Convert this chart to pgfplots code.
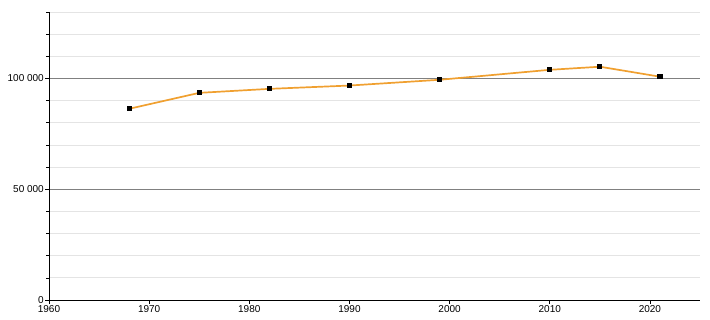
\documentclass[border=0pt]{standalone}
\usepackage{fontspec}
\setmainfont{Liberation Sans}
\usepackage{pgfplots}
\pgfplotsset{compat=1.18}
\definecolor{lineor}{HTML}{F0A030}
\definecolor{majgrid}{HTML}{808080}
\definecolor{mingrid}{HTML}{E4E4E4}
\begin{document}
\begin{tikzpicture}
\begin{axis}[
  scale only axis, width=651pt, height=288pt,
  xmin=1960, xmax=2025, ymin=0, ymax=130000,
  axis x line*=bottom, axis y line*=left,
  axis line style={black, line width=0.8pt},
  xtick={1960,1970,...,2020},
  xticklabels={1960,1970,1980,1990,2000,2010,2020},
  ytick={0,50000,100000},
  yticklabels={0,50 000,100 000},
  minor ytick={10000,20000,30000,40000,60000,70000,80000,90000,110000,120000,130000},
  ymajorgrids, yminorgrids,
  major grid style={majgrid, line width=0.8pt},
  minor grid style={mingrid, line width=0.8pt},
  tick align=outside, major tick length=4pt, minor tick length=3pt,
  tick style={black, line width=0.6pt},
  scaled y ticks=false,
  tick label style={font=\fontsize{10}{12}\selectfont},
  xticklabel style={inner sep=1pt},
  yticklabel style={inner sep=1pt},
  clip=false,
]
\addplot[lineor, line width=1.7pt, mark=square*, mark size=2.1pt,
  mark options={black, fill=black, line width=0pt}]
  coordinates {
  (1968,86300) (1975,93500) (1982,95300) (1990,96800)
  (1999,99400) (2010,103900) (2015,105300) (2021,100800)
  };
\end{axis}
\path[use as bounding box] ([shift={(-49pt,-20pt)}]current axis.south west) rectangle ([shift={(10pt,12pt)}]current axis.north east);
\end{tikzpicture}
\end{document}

Directive:
Copy the data exactly. Any picture it contains is to be omitted.

Worked answer:
Convert this chart to pgfplots code.
\documentclass[border=0pt]{standalone}
\usepackage{fontspec}
\setmainfont{Liberation Sans}
\usepackage{pgfplots}
\pgfplotsset{compat=1.18}
\definecolor{lineor}{HTML}{F0A030}
\definecolor{majgrid}{HTML}{808080}
\definecolor{mingrid}{HTML}{E4E4E4}
\begin{document}
\begin{tikzpicture}
\begin{axis}[
  scale only axis, width=651pt, height=288pt,
  xmin=1960, xmax=2025, ymin=0, ymax=130000,
  axis x line*=bottom, axis y line*=left,
  axis line style={black, line width=0.8pt},
  xtick={1960,1970,...,2020},
  xticklabels={1960,1970,1980,1990,2000,2010,2020},
  ytick={0,50000,100000},
  yticklabels={0,50 000,100 000},
  minor ytick={10000,20000,30000,40000,60000,70000,80000,90000,110000,120000,130000},
  ymajorgrids, yminorgrids,
  major grid style={majgrid, line width=0.8pt},
  minor grid style={mingrid, line width=0.8pt},
  tick align=outside, major tick length=4pt, minor tick length=3pt,
  tick style={black, line width=0.6pt},
  scaled y ticks=false,
  tick label style={font=\fontsize{10}{12}\selectfont},
  xticklabel style={inner sep=1pt},
  yticklabel style={inner sep=1pt},
  clip=false,
]
\addplot[lineor, line width=1.7pt, mark=square*, mark size=2.1pt,
  mark options={black, fill=black, line width=0pt}]
  coordinates {
  (1968,86300) (1975,93500) (1982,95300) (1990,96800)
  (1999,99400) (2010,103900) (2015,105300) (2021,100800)
  };
\end{axis}
\path[use as bounding box] ([shift={(-49pt,-20pt)}]current axis.south west) rectangle ([shift={(10pt,12pt)}]current axis.north east);
\end{tikzpicture}
\end{document}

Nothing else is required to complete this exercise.